HIGHLIGHTS

Montefiore Einstein Successfully Performs the World’s First HIV-Positive to HIV-Positive Heart Transplant

Groundbreaking surgery marks a new era in organ donation, expanding lifesaving opportunities for HIV-positive patients.

The world’s first HIV-positive to HIV-positive heart transplant has been successfully performed at Montefiore Einstein. The patient, in her sixties, suffered from advanced heart failure and received the life-saving donation, along with a simultaneous kidney transplant, in early spring. After the four-hour surgery, she spent five weeks recovering in the hospital and now sees her transplant physicians at Montefiore Einstein for monitoring.

Montefiore Einstein is one of only 25 centers in the United States eligible to offer this complex surgery, having met prior surgical benchmarks and outcomes set by the Organ Procurement and Transplantation Network.

“Previously unthinkable, this is a significant milestone not just for people living with HIV who have been able to receive organs from others but were prohibited from donating, but for all patients awaiting heart transplantation,” said Ulrich P. Jorde, MD, Head of Heart Failure, Cardiac Transplantation & Mechanical Circulatory Support, Vice Chief, Division of Cardiology at Montefiore, and Professor of Medicine at Albert Einstein College of Medicine. “Going forward, those patients on the list who are HIV-positive may now, at highly select centers such as Montefiore Einstein, receive HIV-positive organs. This will not only reduce their own wait time, but reduce the number of patients on the wait list, thus allowing earlier access to an organ for others.”

Montefiore Einstein’s heart transplantation team is internationally renowned for spearheading innovative methods, like transplanting a heart from a donor who died after their heart had stopped beating—a novel approach that has the potential to save hundreds more people in need of a new heart each year.

“The goal of the Montefiore Einstein heart transplant team is to constantly push and establish new standards so that anyone who is appropriate for an organ transplant can benefit from this lifesaving procedure,” said Daniel Goldstein, MD, Professor and Vice Chair, Department of Cardiothoracic Surgery, and Surgical Director, Cardiothoracic & Vascular Surgery and Cardiac Transplantation & Mechanical Assistance Programs, Montefiore and Albert Einstein College of Medicine.

This transformative surgery occurs almost a decade after the passage of the HIV Organ Policy Equity Act, which enabled people living with HIV to donate their organs to a HIV-positive recipient, but it has taken almost 10 years for this opportunity to become a reality for heart transplantation. “The heart transplant procedure itself did not pose any unusual challenges, I was, however, delighted to complete a history making surgery that would open the door to benefiting HIV-positive patients on the heart transplant waiting list,” says cardiac surgeon Jamil Borgi, MD, who performed the operation.

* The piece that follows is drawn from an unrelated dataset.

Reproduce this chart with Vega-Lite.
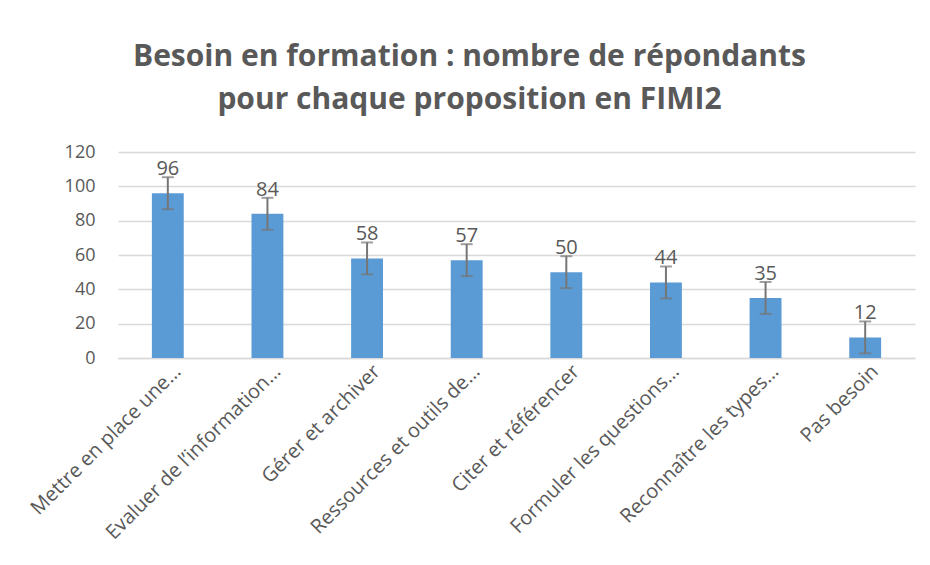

Thanks to significant medical advances, people living with HIV are able to control the disease so well that they can now save the lives of other people living with this condition. This surgery is a milestone in the history of organ donation and offers new hope to people who once had nowhere to turn.

Ulrich P. Jorde, MD

Although there are between 60,000 and 100,000 people who could benefit from a new heart in the United States, only around 3,800 transplants were performed in 2021.

“This was a complicated case and a true multidisciplinary effort by cardiology, surgery, nephrology, infectious disease, critical care and immunology,” said the patient’s cardiologist, Omar Saeed, MD, Attending Physician and Assistant Professor of Medicine, Montefiore Einstein. “Making this option available to people living with HIV expands the pool of donors and means more people, with or without HIV, will have quicker access to a lifesaving organ. To say we are proud of what this means for our patients and the medical community at large is an understatement.”